Robert Grant Grant-Ferris, Baron Harvington, AE PC (30 December 1907 – 1 January 1997) was a British Conservative Party politician and RAF officer.
Born Robert Grant Ferris, he was educated at Douai School and served in the RAF during the War, receiving the Air Efficiency Award in 1942. He was the son of Mrs Ellen Ryan Ferris (1870–1955), who is known to have purchased and given Harvington Hall to the Archdiocese of Birmingham in 1923.[1]
In 1930, he married Florence Brennan de Vine (d. 30 December 1996), with whom he had a daughter and a son.[2] He was Member of Parliament (MP) for St Pancras North from 1937 to 1945, and for Nantwich from 1955 until his retirement at the February 1974 general election.

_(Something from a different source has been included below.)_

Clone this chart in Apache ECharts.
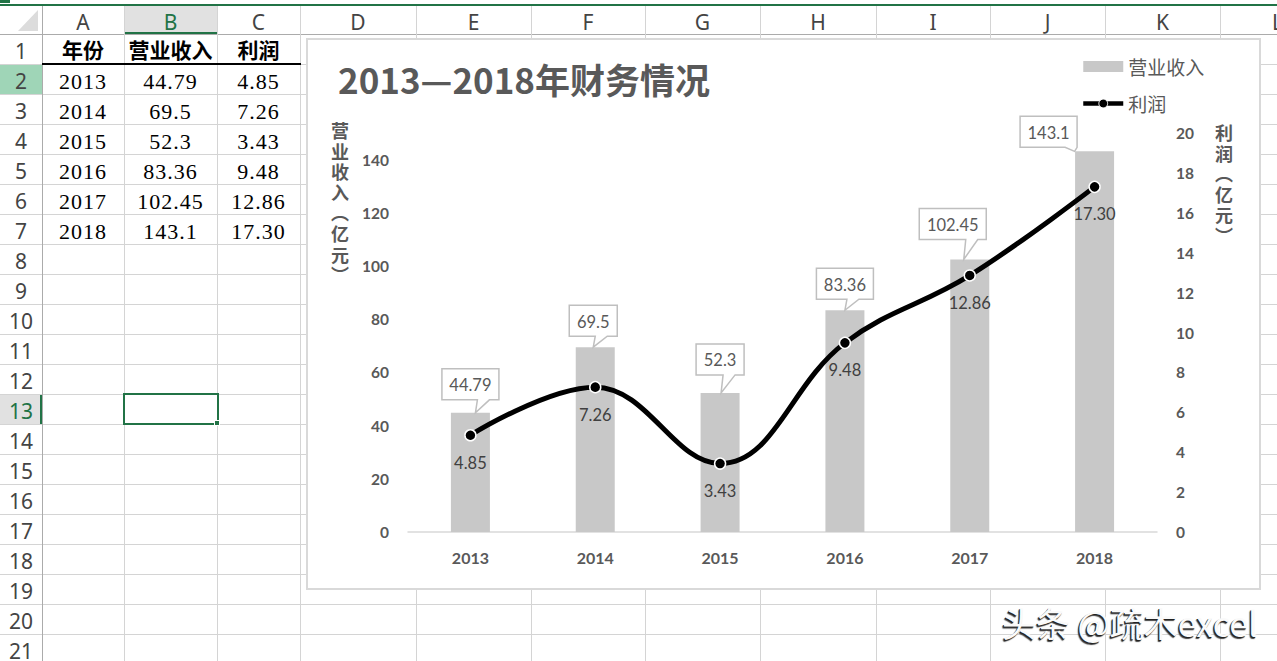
<!DOCTYPE html>
<html><head><meta charset="utf-8">
<script src="https://cdn.jsdelivr.net/npm/echarts/dist/echarts.min.js"></script>
<style>
html,body{margin:0;padding:0;width:1277px;height:661px;overflow:hidden;background:#fff;}
#sheet{position:absolute;left:0;top:0;width:1277px;height:661px;overflow:hidden;}
#sheet div{position:absolute;box-sizing:border-box;}
.t{display:flex;align-items:center;justify-content:center;white-space:nowrap;}
#chart{position:absolute;left:306px;top:38px;width:951px;height:548px;border:2px solid #d9d9d9;background:#fff;}
#wm{position:absolute;left:1002px;top:606px;font:34px/1 "Noto Sans CJK SC",sans-serif;color:#fafafa;white-space:nowrap;
 text-shadow:-1px 1px 0 #222,-1.5px 1.5px 1px #444;}
</style></head>
<body>
<div id="sheet"></div>
<div id="chart"></div>
<div id="wm">头条 @疏木excel</div>
<script>
// ---- data ----
const years = ['2013','2014','2015','2016','2017','2018'];
const revenue = [44.79, 69.5, 52.3, 83.36, 102.45, 143.1];
const profit = [4.85, 7.26, 3.43, 9.48, 12.86, 17.30];
const tableHeaders = ['年份','营业收入','利润'];
const colLetters = ['A','B','C','D','E','F','G','H','I','J','K','L'];
const chartTitle = '2013—2018年财务情况';
const seriesNames = ['营业收入','利润'];
const leftAxisTitle = '营业收入（亿元）';
const rightAxisTitle = '利润（亿元）';

// ---- spreadsheet backdrop ----
const sheet = document.getElementById('sheet');
function add(css, text, cls){
  const d = document.createElement('div');
  if (cls) d.className = cls;
  Object.assign(d.style, css);
  if (text != null) d.textContent = text;
  sheet.appendChild(d); return d;
}
const colX = [0,42,124,217,300,416,531,645,760,876,990,1105,1220,1335];
const hTop = 6, hBot = 34, rowH = 30, nRows = 21;
add({left:'0px',top:'4px',width:'1277px',height:'2px',background:'#217346'});
add({left:'0px',top:'0px',width:'10px',height:'3px',background:'#217346'});
add({left:'124px',top:hTop+'px',width:'93px',height:(hBot-hTop)+'px',background:'#e1e1e1',borderBottom:'2px solid #217346'});
add({left:'0px',top:(hBot+rowH)+'px',width:'42px',height:rowH+'px',background:'#9fd5b7'});
add({left:'0px',top:(hBot+12*rowH)+'px',width:'42px',height:rowH+'px',background:'#e1e1e1',borderRight:'2px solid #217346'});
add({left:'18px',top:'10px',width:'0px',height:'0px',borderLeft:'20px solid transparent',borderBottom:'21px solid #dcdcdc'});
for (let r = 0; r <= nRows; r++) {
  const y = hBot + r*rowH;
  add({left:'0px',top:y+'px',width:'1277px',height:'1px',background: r===0 ? '#ababab' : '#d4d4d4'});
}
for (let i = 1; i < colX.length; i++) {
  add({left:colX[i]+'px',top:hTop+'px',width:'1px',height:(661-hTop)+'px',background: i===1 ? '#ababab' : '#d4d4d4'});
}
colLetters.forEach((L,i)=>{
  add({left:colX[i+1]+'px',top:(hTop+2)+'px',width:(colX[i+2]-colX[i+1])+'px',height:(hBot-hTop)+'px',
       font:'21px "Noto Sans",sans-serif',color: L==='B' ? '#217346' : '#444'}, L, 't');
});
for (let r = 1; r <= nRows; r++) {
  add({left:'0px',top:(hBot+(r-1)*rowH+2)+'px',width:'42px',height:rowH+'px',
       font:'21px "Noto Sans",sans-serif',color: r===13 ? '#217346' : '#444'}, String(r), 't');
}
tableHeaders.forEach((h,i)=>{
  add({left:colX[i+1]+'px',top:hBot+'px',width:(colX[i+2]-colX[i+1])+'px',height:rowH+'px',
       font:'bold 21px "Noto Sans CJK SC",sans-serif',color:'#000'}, h, 't');
});
add({left:'42px',top:(hBot+rowH-1)+'px',width:'259px',height:'2px',background:'#000'});
years.forEach((y,k)=>{
  const vals = [y, String(revenue[k]), profit[k].toFixed(2)];
  vals.forEach((v,i)=>{
    add({left:colX[i+1]+'px',top:(hBot+(k+1)*rowH+3)+'px',width:(colX[i+2]-colX[i+1])+'px',height:rowH+'px',
         font:'22px "Liberation Serif",serif',letterSpacing:'1px',color:'#000'}, v, 't');
  });
});
add({left:'123px',top:(hBot+12*rowH-1)+'px',width:'96px',height:'32px',border:'2px solid #217346'});
add({left:'214px',top:(hBot+13*rowH-4)+'px',width:'6px',height:'6px',background:'#217346',border:'1px solid #fff'});

// ---- chart ----
const vchars = s => s.replace(/（/g,'︵').replace(/）/g,'︶').split('');
const cv = document.createElement('canvas').getContext('2d');
const calloutFont = '16.5px Lato';
function textW(s){ cv.font = calloutFont; return cv.measureText(s).width; }
// callout placement tweaks (label layout only)
const boxShift = [0,-2,0,0,-17,-46];
const boxGap = [13,11,18,11,20,4];
const tipShift = [5,-2,1,0,-6,-20];

function verticalTitle(str, cx, top){
  return vchars(str).map((c,i)=>({type:'text',x:cx,y:top+i*20.6,
    style:{text:c,font:'bold 18px "Noto Sans CJK SC"',fill:'#595959',align:'center',verticalAlign:'top'}}));
}

const chart = echarts.init(document.getElementById('chart'), null, {renderer:'svg', width:951, height:548});
const labelFont = 'Lato, "Noto Sans CJK SC", sans-serif';
chart.setOption({
  animation:false,
  backgroundColor:'#fff',
  title:{text:chartTitle,left:30,top:21,padding:0,
    textStyle:{fontSize:35,fontWeight:'bold',color:'#595959',fontFamily:'"Noto Sans CJK SC", sans-serif'}},
  legend:{orient:'vertical',left:773,top:17,itemWidth:40,itemHeight:11,itemGap:18,padding:0,
    textStyle:{fontSize:19,color:'#595959',fontFamily:'"Noto Sans CJK SC", sans-serif'},
    data:[{name:seriesNames[0],icon:'rect'},
          {name:seriesNames[1],lineStyle:{width:4.5,color:'#000'},itemStyle:{color:'#000',borderColor:'#fff',borderWidth:1}}]},
  grid:{left:100,top:93,width:749,height:399,containLabel:false},
  xAxis:{type:'category',data:years,
    axisLine:{lineStyle:{color:'#d9d9d9',width:1.5}},axisTick:{show:false},
    axisLabel:{margin:17,fontSize:16,fontWeight:'bold',color:'#595959',fontFamily:labelFont}},
  yAxis:[
    {type:'value',min:0,max:150,interval:20,splitLine:{show:false},axisLine:{show:false},axisTick:{show:false},
     axisLabel:{margin:19,fontSize:15.5,fontWeight:'bold',color:'#595959',fontFamily:labelFont,
       formatter:v=> v>140 ? '' : String(v)}},
    {type:'value',min:0,max:20,interval:2,splitLine:{show:false},axisLine:{show:false},axisTick:{show:false},
     axisLabel:{margin:19,fontSize:15.5,fontWeight:'bold',color:'#595959',fontFamily:labelFont}}
  ],
  graphic:[].concat(verticalTitle(leftAxisTitle, 32, 81), verticalTitle(rightAxisTitle, 916, 83)),
  series:[
    {name:seriesNames[0],type:'bar',yAxisIndex:0,data:revenue,barWidth:39,z:1,
     itemStyle:{color:'#c8c8c8'}},
    {type:'custom',yAxisIndex:0,z:4,silent:true,
     data:revenue.map((v,i)=>[i,v]),encode:{x:0,y:1},
     renderItem:(params,api)=>{
       const k = params.dataIndex;
       const p = api.coord([api.value(0), api.value(1)]);
       const txt = String(revenue[k]);
       const w = Math.round(textW(txt) + 15), h = 31;
       const cx = p[0] + boxShift[k];
       const by = p[1] - boxGap[k], ty = by - h;
       const x0 = cx - w/2, x1 = cx + w/2;
       const tipX = p[0] + tipShift[k];
       let b0 = tipX + 2, b1 = tipX + 14;
       if (b1 > x1) { b1 = x1; b0 = x1 - 12; }
       const pts = [[x0,ty],[x1,ty],[x1,by],[b1,by],[tipX,p[1]],[b0,by],[x0,by]];
       return {type:'group',children:[
         {type:'polygon',shape:{points:pts},style:{fill:'#fff',stroke:'#bfbfbf',lineWidth:1.5}},
         {type:'text',x:cx,y:ty+h/2+1,style:{text:txt,fill:'#595959',font:calloutFont,align:'center',verticalAlign:'middle'}}
       ]};
     }},
    {name:seriesNames[1],type:'line',yAxisIndex:1,data:profit,smooth:0.4,z:3,
     symbol:'circle',symbolSize:11,
     lineStyle:{color:'#000',width:5},
     itemStyle:{color:'#000',borderColor:'#fff',borderWidth:1.5},
     label:{show:true,position:'bottom',distance:13,fontSize:16.5,color:'#404040',fontFamily:labelFont,
       formatter:p=>p.value.toFixed(2)}}
  ]
});
</script>
</body></html>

He served as Chairman of Ways and Means and Deputy Speaker from 1970 to 1974. Ferris's maiden speech to Parliament was in March 1937, in a debate on the Air Ministry estimates, in which he spoke as a member of the Royal Auxiliary Air Force.[3]
Grant-Ferris was a staunch supporter of fellow devout Roman Catholic Francisco Franco during the Spanish Civil War.[4] His son Fr Piers Grant-Ferris (b. April 9, 1933)[citation needed] pleaded guilty at Leeds Crown Court to indecently assaulting 15 boys while teaching at Gilling Castle, North Yorkshire, the preparatory school for nearby Ampleforth College, between 1966 and 1975.[5] He changed his name from Ferris to Grant-Ferris by deed poll in August 1942.[6]
Robert Grant-Ferris was knighted in 1969,[7] and sworn to the Privy Council in 1971.[8] On 24 June 1974 he was given a life peerage as Baron Harvington, of Nantwich in Cheshire.[9] He died on New Years Day 1997, two days after his 89th birthday.